**Task statement:** Your task is to retype, word for word, the lines from the start of the data through the line holding "const xTicks = [0, 31, 62, 93, 124, 155];". Do not include the pictures.

[Begin]

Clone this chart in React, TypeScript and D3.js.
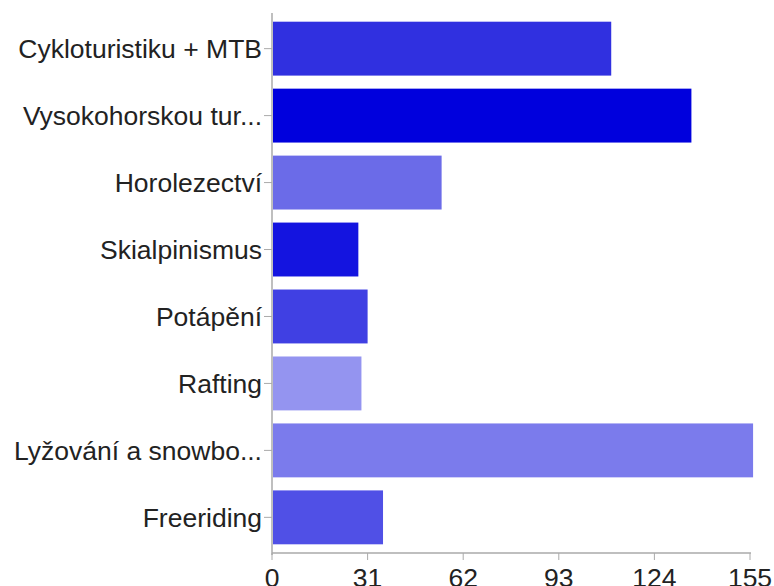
import React from "react";
import * as d3 from "d3";

const categories = [
  "Cykloturistiku + MTB",
  "Vysokohorskou tur...",
  "Horolezectví",
  "Skialpinismus",
  "Potápění",
  "Rafting",
  "Lyžování a snowbo...",
  "Freeriding",
];
const values = [110, 136, 55, 28, 31, 29, 156, 36];
const colors = ["#3030e0", "#0000dd", "#6b6be8", "#1414e0", "#4040e3", "#9494f0", "#7b7bec", "#5050e6"];
const xTicks = [0, 31, 62, 93, 124, 155];

const W = 774;
const H = 586;
const left = 272;
const right = 750;
const top = 15;
const bottom = 553;

export default function App() {
  const x = d3.scaleLinear().domain([0, 155]).range([left, right]);
  const y = d3.scaleBand<string>().domain(categories).range([top, bottom - 2]).paddingInner(0.195).paddingOuter(0.1);
  const font = "'Liberation Sans', Arial, sans-serif";
  return (
    <svg width={W} height={H} style={{ position: "absolute", left: 0, top: 0, background: "#fff" }}>
      {categories.map((c, i) => (
        <rect
          key={c}
          x={x(0) + 1}
          y={y(c)!}
          width={x(values[i]) - x(0) - 1}
          height={y.bandwidth()}
          fill={colors[i]}
        />
      ))}
      <line x1={left} x2={left} y1={13} y2={bottom + 2} stroke="#aaa" strokeWidth={1.5} />
      <line x1={left} x2={right + 1} y1={bottom} y2={bottom} stroke="#aaa" strokeWidth={1.5} />
      {categories.map((c) => {
        const cy = y(c)! + y.bandwidth() / 2;
        return (
          <g key={c}>
            <line x1={left - 8} x2={left} y1={cy} y2={cy} stroke="#aaa" strokeWidth={1} />
            <text x={left - 10} y={cy} dy="0.35em" textAnchor="end" fontFamily={font} fontSize={26.5} fill="#222">
              {c}
            </text>
          </g>
        );
      })}
      {xTicks.map((t) => (
        <g key={t}>
          <line x1={x(t)} x2={x(t)} y1={bottom} y2={bottom + 7} stroke="#aaa" strokeWidth={1} />
          <text x={x(t)} y={587} textAnchor="middle" fontFamily={font} fontSize={26.5} fill="#222">
            {t}
          </text>
        </g>
      ))}
    </svg>
  );
}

[End]

**Final result:**
Clone this chart in React, TypeScript and D3.js.
import React from "react";
import * as d3 from "d3";

const categories = [
  "Cykloturistiku + MTB",
  "Vysokohorskou tur...",
  "Horolezectví",
  "Skialpinismus",
  "Potápění",
  "Rafting",
  "Lyžování a snowbo...",
  "Freeriding",
];
const values = [110, 136, 55, 28, 31, 29, 156, 36];
const colors = ["#3030e0", "#0000dd", "#6b6be8", "#1414e0", "#4040e3", "#9494f0", "#7b7bec", "#5050e6"];
const xTicks = [0, 31, 62, 93, 124, 155];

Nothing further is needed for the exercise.